_PROBLEM_:
Output only the count of lines that contain "this".

Rows from a dataset of charts and code
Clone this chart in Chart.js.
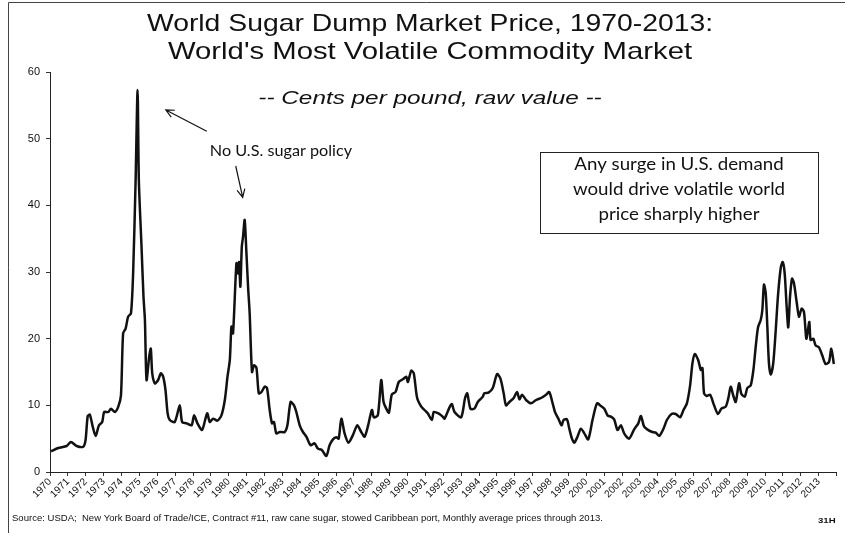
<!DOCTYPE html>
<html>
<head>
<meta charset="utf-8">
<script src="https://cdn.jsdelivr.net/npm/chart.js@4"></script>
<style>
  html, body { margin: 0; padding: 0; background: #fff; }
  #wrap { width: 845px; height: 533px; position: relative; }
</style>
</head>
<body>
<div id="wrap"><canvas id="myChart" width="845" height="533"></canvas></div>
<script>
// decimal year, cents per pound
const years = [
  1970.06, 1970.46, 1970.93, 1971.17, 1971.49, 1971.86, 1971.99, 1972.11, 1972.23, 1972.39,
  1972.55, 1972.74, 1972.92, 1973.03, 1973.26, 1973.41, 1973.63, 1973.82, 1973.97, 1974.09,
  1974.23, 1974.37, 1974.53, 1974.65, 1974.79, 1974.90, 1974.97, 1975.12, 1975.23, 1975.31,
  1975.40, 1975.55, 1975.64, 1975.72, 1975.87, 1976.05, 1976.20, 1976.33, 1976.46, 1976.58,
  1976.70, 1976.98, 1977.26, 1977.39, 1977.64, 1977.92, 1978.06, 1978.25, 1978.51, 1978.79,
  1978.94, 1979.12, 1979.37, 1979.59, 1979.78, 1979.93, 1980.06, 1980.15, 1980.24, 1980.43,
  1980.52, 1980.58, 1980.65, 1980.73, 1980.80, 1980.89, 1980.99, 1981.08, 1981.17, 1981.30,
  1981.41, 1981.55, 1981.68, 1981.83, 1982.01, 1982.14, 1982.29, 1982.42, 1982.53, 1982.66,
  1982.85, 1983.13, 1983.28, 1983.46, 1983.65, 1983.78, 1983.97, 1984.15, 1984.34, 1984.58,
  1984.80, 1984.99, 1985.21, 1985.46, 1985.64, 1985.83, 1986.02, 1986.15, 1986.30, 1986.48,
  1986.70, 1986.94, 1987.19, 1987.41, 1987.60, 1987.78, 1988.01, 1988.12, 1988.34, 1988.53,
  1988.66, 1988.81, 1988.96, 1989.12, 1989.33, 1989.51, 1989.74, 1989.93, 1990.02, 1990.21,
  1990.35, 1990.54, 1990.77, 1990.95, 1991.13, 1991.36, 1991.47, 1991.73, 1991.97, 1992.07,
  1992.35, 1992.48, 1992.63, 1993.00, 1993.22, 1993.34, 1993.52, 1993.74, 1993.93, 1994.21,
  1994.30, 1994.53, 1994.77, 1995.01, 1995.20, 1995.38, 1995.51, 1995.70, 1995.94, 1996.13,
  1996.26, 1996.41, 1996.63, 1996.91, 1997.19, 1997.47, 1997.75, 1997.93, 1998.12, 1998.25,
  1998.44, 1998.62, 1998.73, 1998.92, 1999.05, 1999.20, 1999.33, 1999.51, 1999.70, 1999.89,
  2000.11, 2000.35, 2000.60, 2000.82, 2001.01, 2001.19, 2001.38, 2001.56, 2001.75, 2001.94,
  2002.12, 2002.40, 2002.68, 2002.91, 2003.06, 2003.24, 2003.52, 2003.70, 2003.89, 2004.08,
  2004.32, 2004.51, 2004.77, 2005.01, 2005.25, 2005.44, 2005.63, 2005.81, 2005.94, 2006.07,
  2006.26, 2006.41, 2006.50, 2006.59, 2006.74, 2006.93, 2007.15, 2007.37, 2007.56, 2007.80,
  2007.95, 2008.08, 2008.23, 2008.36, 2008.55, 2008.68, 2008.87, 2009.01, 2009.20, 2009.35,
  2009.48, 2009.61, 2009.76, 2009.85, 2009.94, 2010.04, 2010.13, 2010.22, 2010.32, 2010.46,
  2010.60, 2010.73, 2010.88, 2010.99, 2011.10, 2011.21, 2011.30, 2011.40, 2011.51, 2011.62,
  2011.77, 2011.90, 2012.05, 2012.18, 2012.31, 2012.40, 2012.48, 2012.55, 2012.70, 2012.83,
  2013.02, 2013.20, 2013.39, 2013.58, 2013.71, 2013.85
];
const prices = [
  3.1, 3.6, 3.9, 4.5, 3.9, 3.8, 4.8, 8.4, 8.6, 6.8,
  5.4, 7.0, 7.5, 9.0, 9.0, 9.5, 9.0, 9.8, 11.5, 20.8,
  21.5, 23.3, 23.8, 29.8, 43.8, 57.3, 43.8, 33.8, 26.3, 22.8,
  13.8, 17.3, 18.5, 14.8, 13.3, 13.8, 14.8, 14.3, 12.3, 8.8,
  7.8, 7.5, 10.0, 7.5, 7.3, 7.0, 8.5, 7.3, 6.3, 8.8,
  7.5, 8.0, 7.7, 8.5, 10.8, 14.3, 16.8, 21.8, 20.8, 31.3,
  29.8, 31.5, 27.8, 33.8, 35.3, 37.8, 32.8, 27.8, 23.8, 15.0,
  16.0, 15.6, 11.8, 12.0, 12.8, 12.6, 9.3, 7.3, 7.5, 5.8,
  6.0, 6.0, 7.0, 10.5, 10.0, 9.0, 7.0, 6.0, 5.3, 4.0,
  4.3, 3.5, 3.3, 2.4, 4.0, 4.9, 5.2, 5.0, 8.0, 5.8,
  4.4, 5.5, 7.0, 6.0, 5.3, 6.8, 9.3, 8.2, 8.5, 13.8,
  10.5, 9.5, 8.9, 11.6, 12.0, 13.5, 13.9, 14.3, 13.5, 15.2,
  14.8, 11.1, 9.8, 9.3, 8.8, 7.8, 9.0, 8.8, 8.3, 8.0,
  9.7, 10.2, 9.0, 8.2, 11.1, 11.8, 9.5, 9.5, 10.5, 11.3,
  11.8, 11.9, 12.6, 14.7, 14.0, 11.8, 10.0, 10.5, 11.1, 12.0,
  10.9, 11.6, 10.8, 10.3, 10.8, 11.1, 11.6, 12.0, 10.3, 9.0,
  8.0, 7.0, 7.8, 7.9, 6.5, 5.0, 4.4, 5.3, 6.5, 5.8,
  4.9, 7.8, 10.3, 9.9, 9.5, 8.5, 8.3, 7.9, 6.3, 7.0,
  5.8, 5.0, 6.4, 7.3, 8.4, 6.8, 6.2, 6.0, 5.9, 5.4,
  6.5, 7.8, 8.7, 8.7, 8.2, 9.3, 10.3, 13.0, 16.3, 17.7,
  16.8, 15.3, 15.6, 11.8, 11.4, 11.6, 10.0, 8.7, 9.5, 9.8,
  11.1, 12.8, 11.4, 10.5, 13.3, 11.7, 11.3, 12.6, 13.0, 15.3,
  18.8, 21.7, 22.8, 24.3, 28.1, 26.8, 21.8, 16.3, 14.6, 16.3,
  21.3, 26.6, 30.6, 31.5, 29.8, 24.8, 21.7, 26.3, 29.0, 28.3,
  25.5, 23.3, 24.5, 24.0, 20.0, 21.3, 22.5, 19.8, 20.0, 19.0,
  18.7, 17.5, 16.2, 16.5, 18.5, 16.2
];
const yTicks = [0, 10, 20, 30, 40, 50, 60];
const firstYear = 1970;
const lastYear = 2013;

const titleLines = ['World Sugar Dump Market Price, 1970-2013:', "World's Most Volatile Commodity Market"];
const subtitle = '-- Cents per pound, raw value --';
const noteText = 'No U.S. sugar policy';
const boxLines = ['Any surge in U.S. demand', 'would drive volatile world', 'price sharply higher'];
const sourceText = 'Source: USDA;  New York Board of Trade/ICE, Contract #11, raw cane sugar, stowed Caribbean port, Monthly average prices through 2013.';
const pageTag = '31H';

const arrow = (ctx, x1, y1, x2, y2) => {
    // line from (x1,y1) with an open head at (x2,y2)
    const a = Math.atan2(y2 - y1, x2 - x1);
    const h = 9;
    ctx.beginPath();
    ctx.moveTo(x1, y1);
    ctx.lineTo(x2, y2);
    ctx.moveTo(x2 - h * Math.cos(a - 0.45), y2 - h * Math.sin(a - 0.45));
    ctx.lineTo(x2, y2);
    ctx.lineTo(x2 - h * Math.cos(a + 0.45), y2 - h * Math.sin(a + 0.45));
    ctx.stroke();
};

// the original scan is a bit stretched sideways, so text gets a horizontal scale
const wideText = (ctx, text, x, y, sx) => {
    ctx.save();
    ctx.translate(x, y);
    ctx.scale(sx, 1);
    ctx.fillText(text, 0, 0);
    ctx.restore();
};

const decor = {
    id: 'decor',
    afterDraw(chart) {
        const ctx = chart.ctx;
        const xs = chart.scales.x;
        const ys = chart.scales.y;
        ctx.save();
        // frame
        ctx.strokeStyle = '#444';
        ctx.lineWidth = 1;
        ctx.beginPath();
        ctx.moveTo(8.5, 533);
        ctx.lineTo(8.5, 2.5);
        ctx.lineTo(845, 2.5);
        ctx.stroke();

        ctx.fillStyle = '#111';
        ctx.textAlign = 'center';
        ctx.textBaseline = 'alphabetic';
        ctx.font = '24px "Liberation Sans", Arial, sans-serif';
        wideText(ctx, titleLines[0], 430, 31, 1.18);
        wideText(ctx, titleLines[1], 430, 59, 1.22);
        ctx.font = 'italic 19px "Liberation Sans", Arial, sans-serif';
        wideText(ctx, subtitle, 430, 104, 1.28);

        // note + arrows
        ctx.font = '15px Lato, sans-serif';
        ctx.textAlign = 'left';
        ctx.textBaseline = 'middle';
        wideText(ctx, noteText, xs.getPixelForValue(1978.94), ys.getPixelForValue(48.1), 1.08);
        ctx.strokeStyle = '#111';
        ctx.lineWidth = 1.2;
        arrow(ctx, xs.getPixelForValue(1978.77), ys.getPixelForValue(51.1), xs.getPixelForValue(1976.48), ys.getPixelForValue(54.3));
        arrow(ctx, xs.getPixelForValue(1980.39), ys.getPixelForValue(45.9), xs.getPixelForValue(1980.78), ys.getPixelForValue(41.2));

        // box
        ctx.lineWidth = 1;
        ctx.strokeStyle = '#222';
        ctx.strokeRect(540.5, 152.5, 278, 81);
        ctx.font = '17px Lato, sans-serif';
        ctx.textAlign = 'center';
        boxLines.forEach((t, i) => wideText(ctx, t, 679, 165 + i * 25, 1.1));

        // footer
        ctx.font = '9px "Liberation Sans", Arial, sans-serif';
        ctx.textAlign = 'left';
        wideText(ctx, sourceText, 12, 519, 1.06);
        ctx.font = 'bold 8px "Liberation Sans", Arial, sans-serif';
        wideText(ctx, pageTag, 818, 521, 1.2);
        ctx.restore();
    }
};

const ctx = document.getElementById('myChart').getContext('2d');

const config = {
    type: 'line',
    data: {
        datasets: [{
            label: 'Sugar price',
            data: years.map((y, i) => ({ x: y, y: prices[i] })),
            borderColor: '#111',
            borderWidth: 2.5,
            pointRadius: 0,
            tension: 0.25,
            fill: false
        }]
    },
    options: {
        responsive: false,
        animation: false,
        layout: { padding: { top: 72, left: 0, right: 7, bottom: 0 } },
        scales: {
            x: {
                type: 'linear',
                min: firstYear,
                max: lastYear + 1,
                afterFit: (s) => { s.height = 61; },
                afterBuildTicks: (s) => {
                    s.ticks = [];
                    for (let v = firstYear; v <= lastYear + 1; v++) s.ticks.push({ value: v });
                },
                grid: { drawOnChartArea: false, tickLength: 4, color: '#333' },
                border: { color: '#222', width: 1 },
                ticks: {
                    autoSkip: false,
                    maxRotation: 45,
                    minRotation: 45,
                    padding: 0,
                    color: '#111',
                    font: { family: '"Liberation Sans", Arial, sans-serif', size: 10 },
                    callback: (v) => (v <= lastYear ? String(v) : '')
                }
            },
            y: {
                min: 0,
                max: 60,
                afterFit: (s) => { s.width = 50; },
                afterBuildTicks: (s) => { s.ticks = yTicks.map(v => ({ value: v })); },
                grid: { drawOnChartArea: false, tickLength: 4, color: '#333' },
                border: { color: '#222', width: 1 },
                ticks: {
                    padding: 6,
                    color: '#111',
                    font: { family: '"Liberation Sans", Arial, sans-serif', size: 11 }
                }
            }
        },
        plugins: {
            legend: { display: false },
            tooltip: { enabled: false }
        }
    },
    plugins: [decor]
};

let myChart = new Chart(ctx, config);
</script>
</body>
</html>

==

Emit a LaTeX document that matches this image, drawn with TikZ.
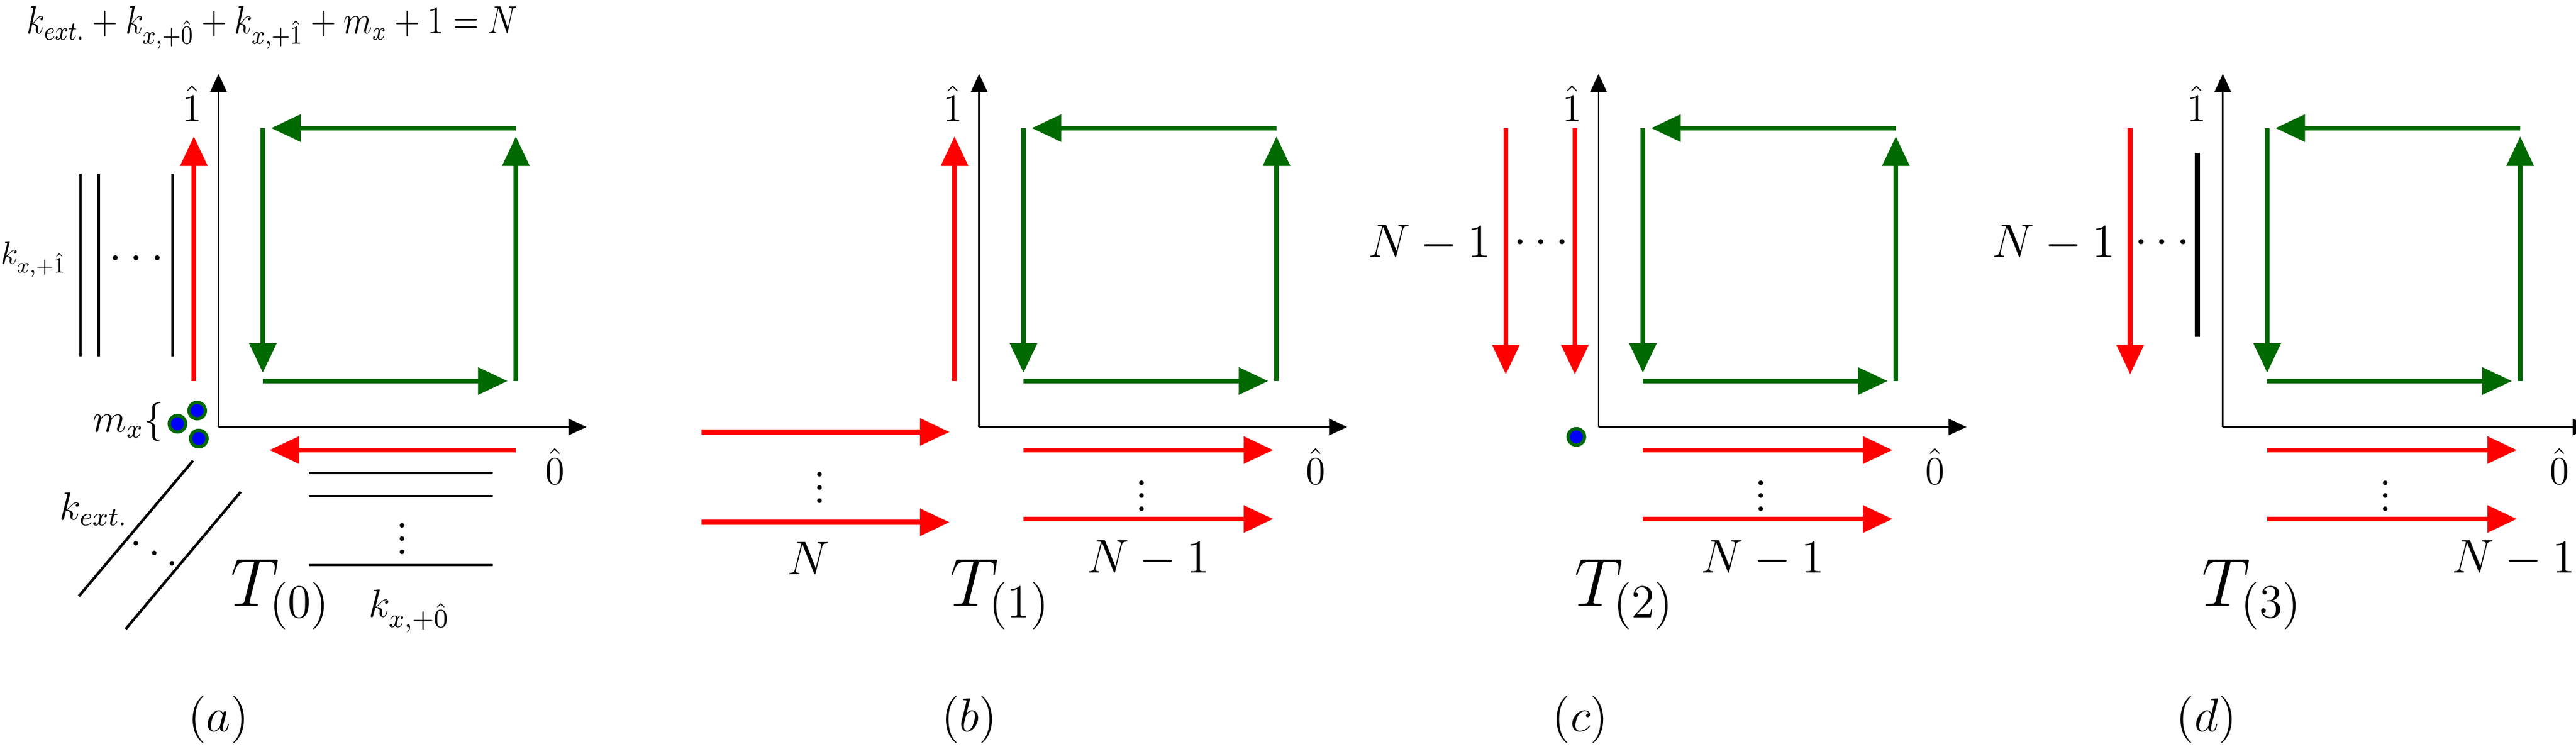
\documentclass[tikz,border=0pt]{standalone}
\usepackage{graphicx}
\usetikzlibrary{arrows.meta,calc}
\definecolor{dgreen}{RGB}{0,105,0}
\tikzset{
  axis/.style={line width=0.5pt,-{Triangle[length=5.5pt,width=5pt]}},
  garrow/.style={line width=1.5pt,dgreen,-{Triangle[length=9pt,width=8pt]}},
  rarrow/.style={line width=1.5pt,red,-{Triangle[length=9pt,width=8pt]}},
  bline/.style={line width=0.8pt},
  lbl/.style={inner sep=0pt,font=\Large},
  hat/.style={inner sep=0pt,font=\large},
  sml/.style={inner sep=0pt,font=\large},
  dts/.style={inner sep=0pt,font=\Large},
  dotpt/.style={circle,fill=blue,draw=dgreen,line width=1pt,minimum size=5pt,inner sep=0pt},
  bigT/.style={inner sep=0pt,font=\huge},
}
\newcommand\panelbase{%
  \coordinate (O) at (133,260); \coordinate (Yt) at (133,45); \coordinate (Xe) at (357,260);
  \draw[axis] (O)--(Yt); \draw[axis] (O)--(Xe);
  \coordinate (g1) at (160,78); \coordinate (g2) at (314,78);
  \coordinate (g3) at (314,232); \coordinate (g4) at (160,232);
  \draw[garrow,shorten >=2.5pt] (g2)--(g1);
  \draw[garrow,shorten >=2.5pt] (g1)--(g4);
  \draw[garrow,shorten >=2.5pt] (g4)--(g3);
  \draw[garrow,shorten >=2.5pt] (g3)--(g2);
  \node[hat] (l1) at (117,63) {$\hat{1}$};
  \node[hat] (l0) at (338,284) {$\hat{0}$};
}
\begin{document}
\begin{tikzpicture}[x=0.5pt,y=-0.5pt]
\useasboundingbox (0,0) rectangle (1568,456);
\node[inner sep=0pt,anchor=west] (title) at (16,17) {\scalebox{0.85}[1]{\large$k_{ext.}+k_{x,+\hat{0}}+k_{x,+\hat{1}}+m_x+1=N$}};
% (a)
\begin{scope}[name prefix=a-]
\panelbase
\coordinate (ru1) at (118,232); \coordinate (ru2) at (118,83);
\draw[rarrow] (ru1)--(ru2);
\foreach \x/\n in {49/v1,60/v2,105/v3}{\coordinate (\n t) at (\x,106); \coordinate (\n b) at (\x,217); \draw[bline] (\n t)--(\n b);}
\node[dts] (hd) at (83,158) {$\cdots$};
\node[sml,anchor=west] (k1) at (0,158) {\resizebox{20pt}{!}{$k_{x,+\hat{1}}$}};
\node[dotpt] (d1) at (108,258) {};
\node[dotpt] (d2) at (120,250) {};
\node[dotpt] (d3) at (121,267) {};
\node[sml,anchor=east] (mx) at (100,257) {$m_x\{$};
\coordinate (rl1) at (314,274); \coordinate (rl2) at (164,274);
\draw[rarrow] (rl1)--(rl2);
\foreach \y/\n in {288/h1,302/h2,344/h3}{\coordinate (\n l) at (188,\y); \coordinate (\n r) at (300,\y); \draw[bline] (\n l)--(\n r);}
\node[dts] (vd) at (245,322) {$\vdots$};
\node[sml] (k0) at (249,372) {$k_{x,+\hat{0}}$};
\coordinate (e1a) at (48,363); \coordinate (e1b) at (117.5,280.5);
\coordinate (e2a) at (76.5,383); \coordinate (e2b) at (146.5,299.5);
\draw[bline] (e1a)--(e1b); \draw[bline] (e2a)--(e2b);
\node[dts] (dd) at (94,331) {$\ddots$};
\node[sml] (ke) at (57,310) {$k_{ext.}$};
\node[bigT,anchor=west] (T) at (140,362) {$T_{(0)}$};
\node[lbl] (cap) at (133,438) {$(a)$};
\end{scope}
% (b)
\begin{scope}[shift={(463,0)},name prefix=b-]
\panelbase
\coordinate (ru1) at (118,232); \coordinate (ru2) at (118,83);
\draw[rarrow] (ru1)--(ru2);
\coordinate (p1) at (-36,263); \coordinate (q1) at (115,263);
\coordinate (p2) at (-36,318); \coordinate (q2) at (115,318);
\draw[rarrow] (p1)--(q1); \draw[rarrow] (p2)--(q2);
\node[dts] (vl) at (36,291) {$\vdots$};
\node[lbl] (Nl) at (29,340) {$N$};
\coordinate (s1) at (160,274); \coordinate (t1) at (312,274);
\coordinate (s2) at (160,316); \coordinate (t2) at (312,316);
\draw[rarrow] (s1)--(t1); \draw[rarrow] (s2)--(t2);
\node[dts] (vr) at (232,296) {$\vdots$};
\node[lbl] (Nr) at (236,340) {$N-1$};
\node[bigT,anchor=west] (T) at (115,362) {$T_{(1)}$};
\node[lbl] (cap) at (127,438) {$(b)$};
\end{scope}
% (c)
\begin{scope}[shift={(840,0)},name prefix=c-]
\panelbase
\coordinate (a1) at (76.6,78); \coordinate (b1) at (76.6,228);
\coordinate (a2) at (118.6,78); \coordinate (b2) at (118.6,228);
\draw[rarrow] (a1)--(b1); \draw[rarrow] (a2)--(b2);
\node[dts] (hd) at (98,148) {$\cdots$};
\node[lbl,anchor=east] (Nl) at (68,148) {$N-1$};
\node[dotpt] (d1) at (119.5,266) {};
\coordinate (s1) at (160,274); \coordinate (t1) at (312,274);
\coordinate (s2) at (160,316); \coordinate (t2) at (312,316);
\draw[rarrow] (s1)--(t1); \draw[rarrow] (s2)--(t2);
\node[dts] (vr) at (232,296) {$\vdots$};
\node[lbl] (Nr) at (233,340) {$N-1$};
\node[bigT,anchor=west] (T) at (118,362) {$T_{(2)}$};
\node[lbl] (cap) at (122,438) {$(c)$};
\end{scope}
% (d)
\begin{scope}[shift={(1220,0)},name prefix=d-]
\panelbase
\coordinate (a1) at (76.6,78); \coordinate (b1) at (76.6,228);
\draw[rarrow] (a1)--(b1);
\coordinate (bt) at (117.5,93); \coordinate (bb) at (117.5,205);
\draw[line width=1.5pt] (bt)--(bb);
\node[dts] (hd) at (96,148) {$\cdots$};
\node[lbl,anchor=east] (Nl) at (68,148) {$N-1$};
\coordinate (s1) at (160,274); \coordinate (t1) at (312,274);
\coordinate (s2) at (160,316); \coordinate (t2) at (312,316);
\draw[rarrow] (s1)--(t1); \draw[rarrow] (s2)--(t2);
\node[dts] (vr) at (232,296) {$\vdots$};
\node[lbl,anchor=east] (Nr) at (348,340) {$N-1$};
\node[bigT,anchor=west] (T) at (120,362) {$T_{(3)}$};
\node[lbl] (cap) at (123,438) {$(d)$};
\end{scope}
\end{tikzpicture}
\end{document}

_TASK OUTPUT_:
2